Ping An’s high debt load (2.09tn yuan at Q1’22) is offset by plentiful cash (2.04tn yuan) which keeps net gearing at low single digits, ensuring the group remains safe during downturns. By extension, this also means the management is able to fulfill its commitment to pay dividends which have been on a rising trend since mid-2016, reaching a compound growth rate of 27% per share.
One important change that is being repeatedly highlighted is the ongoing restructuring of Ping An’s army of insurance agents: culling the numbers by half in the last couple of years (another reason why revenue fell in 2021) but raising the quality bar and the contribution of alternative, particularly AI powered, channels.
Some performance metrics have remained constant throughout.
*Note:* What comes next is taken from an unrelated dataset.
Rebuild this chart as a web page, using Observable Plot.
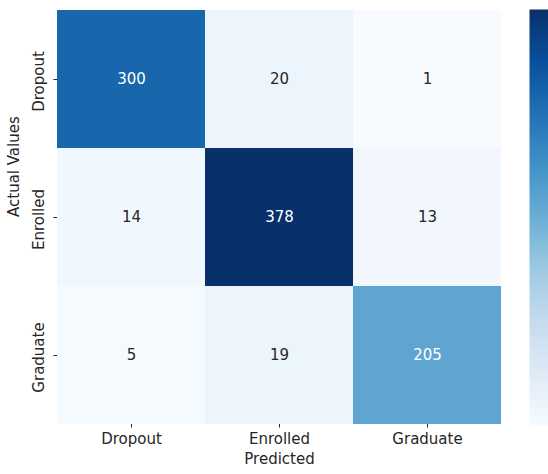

Ping An is continually expanding its retail customer base (+4.1% in 2021 and 0.7% in Q1’22) — a good portion of it sourced from the group’s own internet users — as well as contracts per customer (+1.8% and +1.0% respectively).
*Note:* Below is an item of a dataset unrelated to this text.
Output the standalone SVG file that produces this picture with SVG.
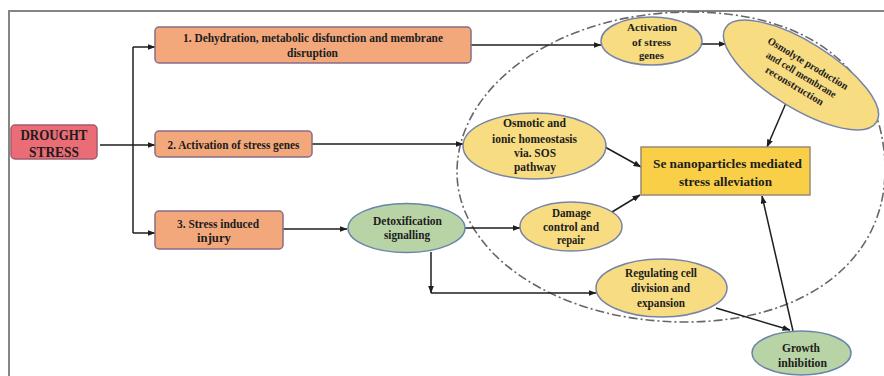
<svg xmlns="http://www.w3.org/2000/svg" width="884" height="376" viewBox="0 0 884 376">
  <style>
    text { font-family: "Liberation Serif", "Times New Roman", serif; font-weight: bold; fill: #1c1c1c; text-anchor: middle; }
    .frame { fill: none; stroke: #858585; stroke-width: 2; }
    .zone { fill: none; stroke: #6a6666; stroke-width: 1.6; stroke-dasharray: 9 3 2 3; }
    .red { fill: #ea6c76; stroke: #a55a6c; stroke-width: 1.5; }
    .orange { fill: #f3a87c; stroke: #8a6c84; stroke-width: 1.5; }
    .yellow { fill: #f8dc82; stroke: #7884a6; stroke-width: 1.5; }
    .gold { fill: #f9cf47; stroke: #9b8b72; stroke-width: 1.5; }
    .green { fill: #b8d3a5; stroke: #6a84aa; stroke-width: 1.5; }
    .link { fill: none; stroke: #1e1e1e; stroke-width: 1.5; }
    .arrow { marker-end: url(#head); }
  </style>
  <defs>
    <marker id="head" markerWidth="8" markerHeight="6" refX="7.5" refY="3" orient="auto" markerUnits="userSpaceOnUse">
      <path d="M0,0 L8,3 L0,6 z" fill="#1e1e1e"/>
    </marker>
  </defs>

  <rect width="884" height="376" fill="#ffffff"/>
  <rect class="frame" x="9" y="11" width="900" height="400"/>

  <!-- region of nanoparticle action -->
  <path class="zone" d="M690,12 C811,12 885,72 885,170 C885,261 805,322 685,322 C559,322 457,255 457,172 C457,84 561,12 690,12 Z"/>

  <g id="connectors">
    <path class="link arrow" d="M100,145 L155,145"/>
    <path class="link" d="M133,47 L133,233"/>
    <path class="link arrow" d="M133,47 L155,47"/>
    <path class="link arrow" d="M133,233 L155,233"/>
    <path class="link arrow" d="M471,45 L601,45"/>
    <path class="link arrow" d="M702,44 L726,44"/>
    <path class="link arrow" d="M312,144 L463,144"/>
    <path class="link arrow" d="M786,103 L767,147"/>
    <path class="link arrow" d="M605,147 L641,167"/>
    <path class="link arrow" d="M283,229 L347,229"/>
    <path class="link arrow" d="M465,228 L520,228"/>
    <path class="link arrow" d="M612,212 L640,195"/>
    <path class="link arrow" d="M431,252 L431,293"/>
    <path class="link arrow" d="M431,293 L596,293"/>
    <path class="link arrow" d="M716,308 L790,330"/>
    <path class="link arrow" d="M793,331 L762,196"/>
  </g>

  <g id="drought">
    <rect class="red" x="11" y="125" width="86" height="34" rx="4"/>
    <text x="54" y="140" font-size="15" textLength="67" lengthAdjust="spacingAndGlyphs">DROUGHT</text>
    <text x="54" y="157" font-size="15" textLength="50" lengthAdjust="spacingAndGlyphs">STRESS</text>
  </g>

  <g id="dehydration">
    <rect class="orange" x="155" y="27" width="316" height="36" rx="4"/>
    <text x="313" y="42" font-size="12.5" textLength="260" lengthAdjust="spacingAndGlyphs">1. Dehydration, metabolic disfunction and membrane</text>
    <text x="312.5" y="57" font-size="12.5" textLength="51" lengthAdjust="spacingAndGlyphs">disruption</text>
  </g>

  <g id="activation-genes">
    <rect class="orange" x="155" y="131" width="157" height="26" rx="4"/>
    <text x="233.5" y="149" font-size="13" textLength="132" lengthAdjust="spacingAndGlyphs">2. Activation of stress genes</text>
  </g>

  <g id="injury">
    <rect class="orange" x="155" y="211" width="128" height="38" rx="4"/>
    <text x="218" y="228" font-size="12.5" textLength="82" lengthAdjust="spacingAndGlyphs">3. Stress induced</text>
    <text x="214" y="242" font-size="12.5" textLength="34" lengthAdjust="spacingAndGlyphs">injury</text>
  </g>

  <g id="stress-genes">
    <ellipse class="yellow" cx="651.5" cy="41" rx="50.5" ry="24"/>
    <text x="652" y="31" font-size="11" textLength="50" lengthAdjust="spacingAndGlyphs">Activation</text>
    <text x="651.5" y="46" font-size="11" textLength="39" lengthAdjust="spacingAndGlyphs">of stress</text>
    <text x="651.5" y="59" font-size="11" textLength="25" lengthAdjust="spacingAndGlyphs">genes</text>
  </g>

  <g id="osmolyte">
    <ellipse class="yellow" cx="801" cy="75" rx="89" ry="33" transform="rotate(32 801 75)"/>
    <g transform="rotate(31 801 75)">
      <text x="801" y="65" font-size="10.5" textLength="92" lengthAdjust="spacingAndGlyphs">Osmolyte production</text>
      <text x="801" y="78" font-size="10.5" textLength="80" lengthAdjust="spacingAndGlyphs">and cell membrane</text>
      <text x="801" y="91" font-size="10.5" textLength="66" lengthAdjust="spacingAndGlyphs">reconstruction</text>
    </g>
  </g>

  <g id="homeostasis">
    <ellipse class="yellow" cx="534.5" cy="146" rx="71.5" ry="33"/>
    <text x="534.5" y="127" font-size="11.5" textLength="63" lengthAdjust="spacingAndGlyphs">Osmotic and</text>
    <text x="534.5" y="143" font-size="11.5" textLength="85" lengthAdjust="spacingAndGlyphs">ionic homeostasis</text>
    <text x="535" y="157" font-size="11.5" textLength="42" lengthAdjust="spacingAndGlyphs">via. SOS</text>
    <text x="535" y="171" font-size="11.5" textLength="42" lengthAdjust="spacingAndGlyphs">pathway</text>
  </g>

  <g id="alleviation">
    <rect class="gold" x="641" y="147" width="169" height="48"/>
    <text x="727.5" y="168" font-size="13.5" textLength="149" lengthAdjust="spacingAndGlyphs">Se nanoparticles mediated</text>
    <text x="725.5" y="186" font-size="13.5" textLength="93" lengthAdjust="spacingAndGlyphs">stress alleviation</text>
  </g>

  <g id="detoxification">
    <ellipse class="green" cx="406.5" cy="228" rx="58.5" ry="24.5"/>
    <text x="407.5" y="225" font-size="12.5" textLength="69" lengthAdjust="spacingAndGlyphs">Detoxification</text>
    <text x="407" y="239" font-size="12.5" textLength="46" lengthAdjust="spacingAndGlyphs">signalling</text>
  </g>

  <g id="damage-control">
    <ellipse class="yellow" cx="571" cy="226.5" rx="51" ry="24.5"/>
    <text x="571.5" y="217" font-size="12" textLength="39" lengthAdjust="spacingAndGlyphs">Damage</text>
    <text x="571" y="231" font-size="12" textLength="56" lengthAdjust="spacingAndGlyphs">control and</text>
    <text x="571" y="244" font-size="12" textLength="28" lengthAdjust="spacingAndGlyphs">repair</text>
  </g>

  <g id="cell-division">
    <ellipse class="yellow" cx="661.5" cy="288" rx="65.5" ry="29"/>
    <text x="661" y="277" font-size="11.5" textLength="72" lengthAdjust="spacingAndGlyphs">Regulating cell</text>
    <text x="660.5" y="292" font-size="11.5" textLength="59" lengthAdjust="spacingAndGlyphs">division and</text>
    <text x="661" y="307" font-size="11.5" textLength="48" lengthAdjust="spacingAndGlyphs">expansion</text>
  </g>

  <g id="growth-inhibition">
    <ellipse class="green" cx="801.5" cy="353" rx="49.5" ry="22"/>
    <text x="801" y="352" font-size="12.5" textLength="38" lengthAdjust="spacingAndGlyphs">Growth</text>
    <text x="802.5" y="367" font-size="12.5" textLength="49" lengthAdjust="spacingAndGlyphs">inhibition</text>
  </g>
</svg>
The ability to cross-sell at scale — propagated under the “one customer, multiple products and one-stop services” strategy — has been a huge boon for Ping An’s subsidiaries. In 2021, close to 33 million customer migrations took place between the group’s financial companies selling insurance, healthcare and wealth management. Corporate premiums generated through cross-selling grew 7.3% year on year and new corporate financing 26.9%. Up to a fifth of all new financial customers at Ping An come from its healthcare subsidiaries.
% of retail customers (mn) with multiple contracts in different subsidiaries
Technology businesses
Unlike traditional financial services groups outside of China, Ping An has stayed ahead of change by internalizing insurtech and finding a way to incubate its technology innovations. It is the technology investments of Ping An that bear the most potential to drive exponential growth for the group. To be sure, it is early days for publicly owned Lufax (LU), OneConnect (OCFT), Ping An Health (HKEX: 01833) and Autohome (ATHM), but all four are already among the leading platforms in China in their respective niches. Technology grew its operating profit by 91% (compared to the group’s overall 5%) in 2020, 19.5% (versus 6%) in 2021 and 18% (10%) in Q1’22.
Valuation
Ping An shares traded on the Shanghai Stock Exchange (601318.SS) closed at 42.91 yuan on July 24. The Street target is 69.08 yuan according to Refinitiv Eikon. The stock is currently trading at a discount to its comparable group: trailing Price/Book is 0.9 compared to the Insurance industry’s average of 1.3 and 1.0 of Financials. The group’s P/B ratio fell below 1 for the first time in the past ten years and averaged 2.0 over the past five years.
Conclusion
After adjusting for external factors that have affected the company, Ping An has not changed principally, as I see it. Growth rates from mature non-technology businesses will eventually recover. In its guidance, the management sets out to improve revenues and cut costs while pushing further structural and technological reforms. More importantly, though, the big bet on technological research and innovation should pay off and lift the group’s value as a whole. If and when that happens will depend on a mixture of economics and politics.